On 15 January 2023, Yeti Airlines Flight 691 crashed in Nepal, killing all 72 people onboard.
The ATR 72-500 took off from Kathmandu and crashed just before landing in the city of Pokhra.
It is one of Nepal’s worst aircraft accidents in the past three decades, and the deadliest incident involving an ATR 72 aircraft.
Overview of the airplane crash over Nepal
Yeti Airlines 691 departed from Kathmandu’s Tribhuvan International Airport on the morning of Sunday 15 January 2023 at approximately 10.33 am (Nepal Standard Time).
While on its final approach to Pokhara International Airport, the aircraft crashed onto the Seti Gandaki River bank.
Pilot Anup Joshi had stated that the mountains were clear, and that “visibility was good”. Mr Joshi also reported that there was no issue with the weather.
All 72 onboard were killed.
Authorities stopped searching for survivors and have now focused on determining what caused the incident.
How did Yeti Airlines Flight 691 crash?
The Nepalese Government have established a panel to investiate the cause of the crash. A preliminary investigation report published by the Nepalese Aircraft Accident Investigation Commission in February 2023 found that the cause was pilot error.
During the descent, one of the pilots selected the incorrect lever, feathering the propellors when he should have lowered the flaps. The aircraft stalled and then crashed.
According to K.B Limbu, aviation expert, propellors when going into feather result in no thrust in the engine. That means that no power was being produced.
It has been reported that the pilot, when approaching the airport, did not report anything untoward.
Ron Bartsch: Nepal terrain “terribly difficult to fly”
Professor Ron Bartsch, founder of Avlaw Aviation Consulting, suggested shortly after the crash occurred, that the tragedy may have been caused by Nepal’s strong winds.
Speaking to The Sun, Bartsch suggested that Nepal’s terrain is “terribly difficult to fly” because of the country’s winds and high altitude.

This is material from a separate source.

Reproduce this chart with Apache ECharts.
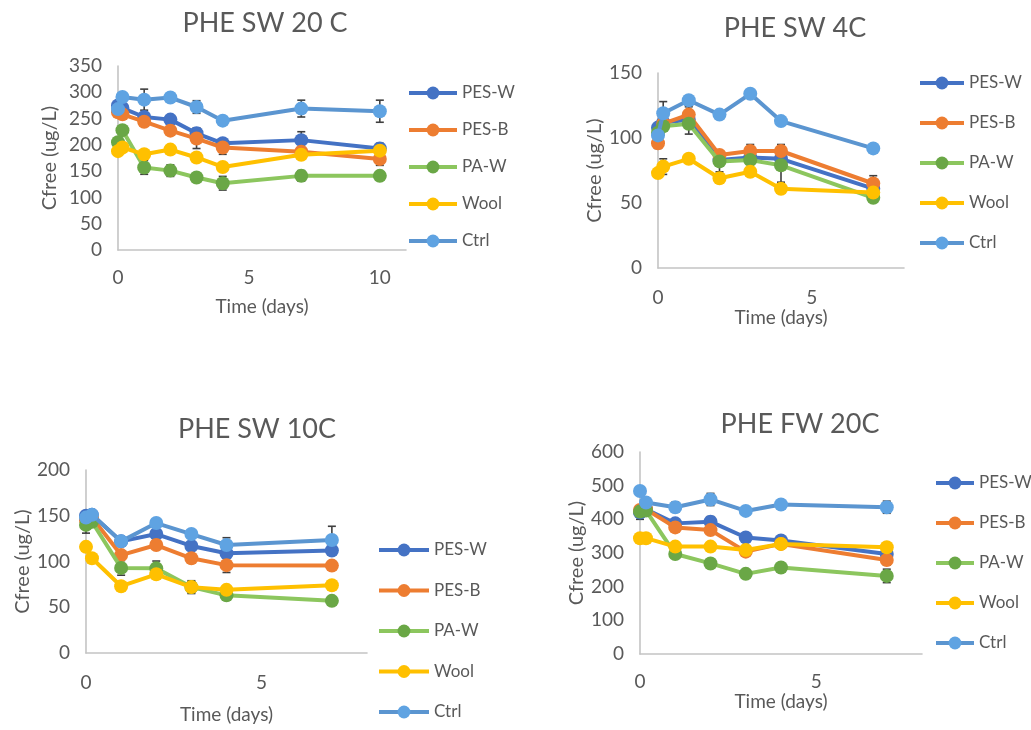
<!DOCTYPE html>
<html>
<head>
<meta charset="utf-8">
<script src="https://cdn.jsdelivr.net/npm/echarts@6/dist/echarts.min.js"></script>
<style>
html,body{margin:0;padding:0;background:#fff;}
#chart{width:1031px;height:730px;}
</style>
</head>
<body>
<div id="chart"></div>
<script>
// ---- Data ----
const seriesNames = ['PES-W', 'PES-B', 'PA-W', 'Wool', 'Ctrl'];
const panelTitles = ['PHE SW 20 C', 'PHE SW 4C', 'PHE SW 10C', 'PHE FW 20C'];
const xAxisName = 'Time (days)';
const yAxisName = 'Cfree (ug/L)';

// Panel 1: PHE SW 20 C
const time1 = [0, 0.17, 1, 2, 3, 4, 7, 10];
const p1PESW = [275, 270, 253, 248, 222, 203, 209, 193];
const p1PESB = [262, 258, 244, 227, 212, 195, 187, 173];
const p1PAW  = [205, 228, 157, 151, 138, 127, 141, 141];
const p1Wool = [188, 195, 182, 191, 176, 158, 181, 189];
const p1Ctrl = [268, 291, 286, 290, 272, 246, 269, 264];
const p1ErrPESW = [8, 6, 8, 6, 10, 8, 16, 10];
const p1ErrPESB = [6, 6, 8, 8, 19, 13, 8, 12];
const p1ErrPAW  = [8, 8, 13, 11, 8, 13, 10, 8];
const p1ErrWool = [5, 5, 5, 5, 5, 5, 8, 5];
const p1ErrCtrl = [6, 8, 20, 8, 12, 6, 16, 21];

// Panel 2: PHE SW 4C
const time2 = [0, 0.17, 1, 2, 3, 4, 7];
const p2PESW = [108, 112, 114, 83, 85, 84, 61];
const p2PESB = [96, 111, 118, 87, 90, 90, 65];
const p2PAW  = [104, 109, 111, 82, 83, 79, 54];
const p2Wool = [73, 78, 84, 69, 74, 61, 58];
const p2Ctrl = [102, 119, 129, 118, 134, 113, 92];
const p2ErrPESW = [3, 3, 4, 3, 3, 4, 4];
const p2ErrPESB = [4, 4, 6, 3, 5, 5, 6];
const p2ErrPAW  = [3, 3, 8, 8, 3, 13, 3];
const p2ErrWool = [3, 6, 3, 3, 3, 3, 3];
const p2ErrCtrl = [3, 9, 3, 3, 3, 3, 3];

// Panel 3: PHE SW 10C
const time3 = [0, 0.17, 1, 2, 3, 4, 7];
const p3PESW = [150, 151, 122, 130, 117, 109, 112];
const p3PESB = [145, 148, 107, 118, 103.5, 96, 95.5];
const p3PAW  = [140, 143.5, 93, 92.5, 72, 63, 57];
const p3Wool = [116, 103.5, 73, 86, 72, 69, 74];
const p3Ctrl = [148, 151, 122, 142, 130, 118, 123.5];
const p3ErrPESW = [3, 3, 4, 4, 4, 8, 4];
const p3ErrPESB = [3, 3, 4, 4, 4, 8, 3];
const p3ErrPAW  = [9, 3, 8, 8, 6, 3, 3];
const p3ErrWool = [3, 3, 3, 3, 7, 3, 3];
const p3ErrCtrl = [3, 3, 3, 4, 3, 8, 15];

// Panel 4: PHE FW 20C
const time4 = [0, 0.17, 1, 2, 3, 4, 7];
const p4PESW = [420, 430, 388, 393, 346, 337, 297];
const p4PESB = [428, 430, 376, 368, 304, 327, 279];
const p4PAW  = [423, 426, 297, 269, 238, 257, 232];
const p4Wool = [344, 344, 319, 319, 309, 327, 317];
const p4Ctrl = [484, 450, 436, 459, 425, 444, 436];
const p4ErrPESW = [20, 10, 12, 15, 10, 8, 10];
const p4ErrPESB = [10, 10, 10, 10, 10, 8, 15];
const p4ErrPAW  = [10, 10, 12, 12, 8, 8, 20];
const p4ErrWool = [8, 8, 8, 8, 8, 8, 8];
const p4ErrCtrl = [12, 12, 15, 18, 8, 8, 18];

const yMaxes = [350, 150, 200, 600];
const yIntervals = [50, 50, 50, 100];
const xMaxes = [11, 8, 8, 8];

// ---- Styling / layout ----
const FONT = 'Lato, "Open Sans", sans-serif';
const TXT = '#595959';
const lineColors   = ['#4472C4', '#ED7D31', '#8CC65E', '#FFC000', '#5B95D0'];
const markerColors = ['#4472C4', '#ED7D31', '#6AA746', '#FFC000', '#5FA3E2'];

const panels = [
  { t: time1, vals: [p1PESW, p1PESB, p1PAW, p1Wool, p1Ctrl], errs: [p1ErrPESW, p1ErrPESB, p1ErrPAW, p1ErrWool, p1ErrCtrl],
    grid: {left: 118, top: 66, width: 288, height: 184}, titlePos: [265, 10], legendPos: [407, 83], legendGap: 17, legendW: 48,
    xMargin: 18, xNameGap: 47, yNameGap: 58 },
  { t: time2, vals: [p2PESW, p2PESB, p2PAW, p2Wool, p2Ctrl], errs: [p2ErrPESW, p2ErrPESB, p2ErrPAW, p2ErrWool, p2ErrCtrl],
    grid: {left: 658, top: 73, width: 246, height: 195}, titlePos: [795, 15], legendPos: [918, 73], legendGap: 20, legendW: 44,
    xMargin: 20, xNameGap: 38, yNameGap: 53 },
  { t: time3, vals: [p3PESW, p3PESB, p3PAW, p3Wool, p3Ctrl], errs: [p3ErrPESW, p3ErrPESB, p3ErrPAW, p3ErrWool, p3ErrCtrl],
    grid: {left: 86, top: 470, width: 281, height: 183}, titlePos: [257, 416], legendPos: [377, 540], legendGap: 20.5, legendW: 50,
    xMargin: 20, xNameGap: 52, yNameGap: 52 },
  { t: time4, vals: [p4PESW, p4PESB, p4PAW, p4Wool, p4Ctrl], errs: [p4ErrPESW, p4ErrPESB, p4ErrPAW, p4ErrWool, p4ErrCtrl],
    grid: {left: 640, top: 452, width: 282, height: 202}, titlePos: [800, 411], legendPos: [934, 473], legendGap: 20, legendW: 38,
    xMargin: 18, xNameGap: 35, yNameGap: 50 }
];

const option = {
  animation: false,
  backgroundColor: '#fff',
  title: [], legend: [], grid: [], xAxis: [], yAxis: [], series: []
};

function errRender(params, api) {
  const x = api.value(0), y = api.value(1), e = api.value(2);
  const top = api.coord([x, y + e]);
  const bot = api.coord([x, y - e]);
  const w = 4;
  const st = {stroke: '#3f3f3f', lineWidth: 1.6};
  return {
    type: 'group',
    children: [
      {type: 'line', shape: {x1: top[0], y1: top[1], x2: bot[0], y2: bot[1]}, style: st},
      {type: 'line', shape: {x1: top[0] - w, y1: top[1], x2: top[0] + w, y2: top[1]}, style: st},
      {type: 'line', shape: {x1: bot[0] - w, y1: bot[1], x2: bot[0] + w, y2: bot[1]}, style: st}
    ]
  };
}

panels.forEach((p, i) => {
  option.title.push({
    text: panelTitles[i], left: p.titlePos[0], top: p.titlePos[1], textAlign: 'center', padding: 0,
    textStyle: {fontFamily: FONT, fontSize: 27, fontWeight: 'normal', color: TXT}
  });
  option.legend.push({
    data: seriesNames, orient: 'vertical', left: p.legendPos[0], top: p.legendPos[1], padding: 0,
    itemWidth: p.legendW, itemHeight: 16, itemGap: p.legendGap, selectedMode: false,
    lineStyle: {width: 4},
    textStyle: {fontFamily: FONT, fontSize: 17, color: TXT, lineHeight: 20}
  });
  option.grid.push(Object.assign({containLabel: false}, p.grid));
  option.xAxis.push({
    gridIndex: i, type: 'value', min: 0, max: xMaxes[i], interval: 5,
    name: xAxisName, nameLocation: 'middle', nameGap: p.xNameGap,
    nameTextStyle: {fontFamily: FONT, fontSize: 19, color: TXT},
    axisLine: {show: true, onZero: false, lineStyle: {color: '#c4c4c4', width: 1.6}},
    axisTick: {show: false}, splitLine: {show: false},
    axisLabel: {margin: p.xMargin, fontFamily: FONT, fontSize: 19, color: TXT,
      formatter: v => (v % 5 === 0 ? String(v) : '')}
  });
  option.yAxis.push({
    gridIndex: i, type: 'value', min: 0, max: yMaxes[i], interval: yIntervals[i],
    name: yAxisName, nameLocation: 'middle', nameGap: p.yNameGap,
    nameTextStyle: {fontFamily: FONT, fontSize: 20, color: TXT},
    axisLine: {show: true, lineStyle: {color: '#c4c4c4', width: 1.6}},
    axisTick: {show: false}, splitLine: {show: false},
    axisLabel: {margin: 16, fontFamily: FONT, fontSize: 19, color: TXT}
  });
  seriesNames.forEach((name, k) => {
    option.series.push({
      type: 'custom', name: name + ' error', xAxisIndex: i, yAxisIndex: i, z: 1,
      renderItem: errRender, encode: {x: 0, y: 1},
      data: p.t.map((x, j) => [x, p.vals[k][j], p.errs[k][j]]),
      silent: true
    });
  });
  seriesNames.forEach((name, k) => {
    option.series.push({
      type: 'line', name: name, xAxisIndex: i, yAxisIndex: i, z: 2 + k,
      symbol: 'circle', symbolSize: 14, showSymbol: true,
      lineStyle: {color: lineColors[k], width: 4},
      itemStyle: {color: markerColors[k]},
      data: p.t.map((x, j) => [x, p.vals[k][j]])
    });
  });
});

const chart = echarts.init(document.getElementById('chart'), null, {renderer: 'canvas'});
chart.setOption(option);
</script>
</body>
</html>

He also commented that the runways are some of the world’s “most challenging”.
Nepal’s thin atmosphere, coupled with a possible speed miscalculation by the pilot, could have caused the accident. Bartsch said that, usually, aircraft fly faster when they are travelling through thin air at higher altitudes.
This is because air density falls at such altitudes, lowering the engine’s performance.
At the same time, aircraft burn less fuel when flying so high.
Bartsch therefore suggested that the pilot may have misjudged the situation, thinking the plane was flying faster than it really was. This caused the engine to stall, and thus crash.
More details will become known about the Nepal airplane crash when the Commission releases their final report.